The task:
Return every entry exactly as written.

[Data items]
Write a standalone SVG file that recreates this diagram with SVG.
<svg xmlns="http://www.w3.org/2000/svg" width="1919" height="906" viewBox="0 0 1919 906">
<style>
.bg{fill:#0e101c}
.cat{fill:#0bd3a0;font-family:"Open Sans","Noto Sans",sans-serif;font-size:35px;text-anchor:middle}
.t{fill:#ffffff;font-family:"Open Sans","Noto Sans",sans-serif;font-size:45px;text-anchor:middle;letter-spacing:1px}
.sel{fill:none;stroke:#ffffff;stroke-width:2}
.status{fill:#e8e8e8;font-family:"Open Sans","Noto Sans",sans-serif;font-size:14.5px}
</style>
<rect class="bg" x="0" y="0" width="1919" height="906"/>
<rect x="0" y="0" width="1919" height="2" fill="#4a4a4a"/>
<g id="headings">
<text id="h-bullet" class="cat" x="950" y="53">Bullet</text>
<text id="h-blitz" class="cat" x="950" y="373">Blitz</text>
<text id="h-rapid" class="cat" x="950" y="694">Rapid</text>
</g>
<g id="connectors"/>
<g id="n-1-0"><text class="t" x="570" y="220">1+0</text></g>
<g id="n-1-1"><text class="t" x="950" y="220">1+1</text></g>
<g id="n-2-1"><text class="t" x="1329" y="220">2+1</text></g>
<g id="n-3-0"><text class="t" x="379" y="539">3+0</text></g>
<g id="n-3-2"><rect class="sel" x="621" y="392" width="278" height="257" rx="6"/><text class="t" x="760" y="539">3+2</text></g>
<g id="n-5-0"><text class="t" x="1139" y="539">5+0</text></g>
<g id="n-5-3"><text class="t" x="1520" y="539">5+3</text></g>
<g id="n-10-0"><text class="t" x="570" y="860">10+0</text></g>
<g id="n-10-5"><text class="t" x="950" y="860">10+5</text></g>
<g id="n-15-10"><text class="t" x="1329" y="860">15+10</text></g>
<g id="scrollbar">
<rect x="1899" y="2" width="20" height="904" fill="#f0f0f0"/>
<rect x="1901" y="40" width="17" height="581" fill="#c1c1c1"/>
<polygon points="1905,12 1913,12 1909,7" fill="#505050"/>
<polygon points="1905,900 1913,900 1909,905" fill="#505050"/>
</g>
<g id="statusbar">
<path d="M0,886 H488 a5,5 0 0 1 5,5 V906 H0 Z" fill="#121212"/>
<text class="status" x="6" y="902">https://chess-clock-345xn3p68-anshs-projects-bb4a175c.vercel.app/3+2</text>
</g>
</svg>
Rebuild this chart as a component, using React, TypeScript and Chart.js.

Output of the task:
Write a standalone SVG file that recreates this diagram with SVG.
<svg xmlns="http://www.w3.org/2000/svg" width="1919" height="906" viewBox="0 0 1919 906">
<style>
.bg{fill:#0e101c}
.cat{fill:#0bd3a0;font-family:"Open Sans","Noto Sans",sans-serif;font-size:35px;text-anchor:middle}
.t{fill:#ffffff;font-family:"Open Sans","Noto Sans",sans-serif;font-size:45px;text-anchor:middle;letter-spacing:1px}
.sel{fill:none;stroke:#ffffff;stroke-width:2}
.status{fill:#e8e8e8;font-family:"Open Sans","Noto Sans",sans-serif;font-size:14.5px}
</style>
<rect class="bg" x="0" y="0" width="1919" height="906"/>
<rect x="0" y="0" width="1919" height="2" fill="#4a4a4a"/>
<g id="headings">
<text id="h-bullet" class="cat" x="950" y="53">Bullet</text>
<text id="h-blitz" class="cat" x="950" y="373">Blitz</text>
<text id="h-rapid" class="cat" x="950" y="694">Rapid</text>
</g>
<g id="connectors"/>
<g id="n-1-0"><text class="t" x="570" y="220">1+0</text></g>
<g id="n-1-1"><text class="t" x="950" y="220">1+1</text></g>
<g id="n-2-1"><text class="t" x="1329" y="220">2+1</text></g>
<g id="n-3-0"><text class="t" x="379" y="539">3+0</text></g>
<g id="n-3-2"><rect class="sel" x="621" y="392" width="278" height="257" rx="6"/><text class="t" x="760" y="539">3+2</text></g>
<g id="n-5-0"><text class="t" x="1139" y="539">5+0</text></g>
<g id="n-5-3"><text class="t" x="1520" y="539">5+3</text></g>
<g id="n-10-0"><text class="t" x="570" y="860">10+0</text></g>
<g id="n-10-5"><text class="t" x="950" y="860">10+5</text></g>
<g id="n-15-10"><text class="t" x="1329" y="860">15+10</text></g>
<g id="scrollbar">
<rect x="1899" y="2" width="20" height="904" fill="#f0f0f0"/>
<rect x="1901" y="40" width="17" height="581" fill="#c1c1c1"/>
<polygon points="1905,12 1913,12 1909,7" fill="#505050"/>
<polygon points="1905,900 1913,900 1909,905" fill="#505050"/>
</g>
<g id="statusbar">
<path d="M0,886 H488 a5,5 0 0 1 5,5 V906 H0 Z" fill="#121212"/>
<text class="status" x="6" y="902">https://chess-clock-345xn3p68-anshs-projects-bb4a175c.vercel.app/3+2</text>
</g>
</svg>
Rebuild this chart as a component, using React, TypeScript and Chart.js.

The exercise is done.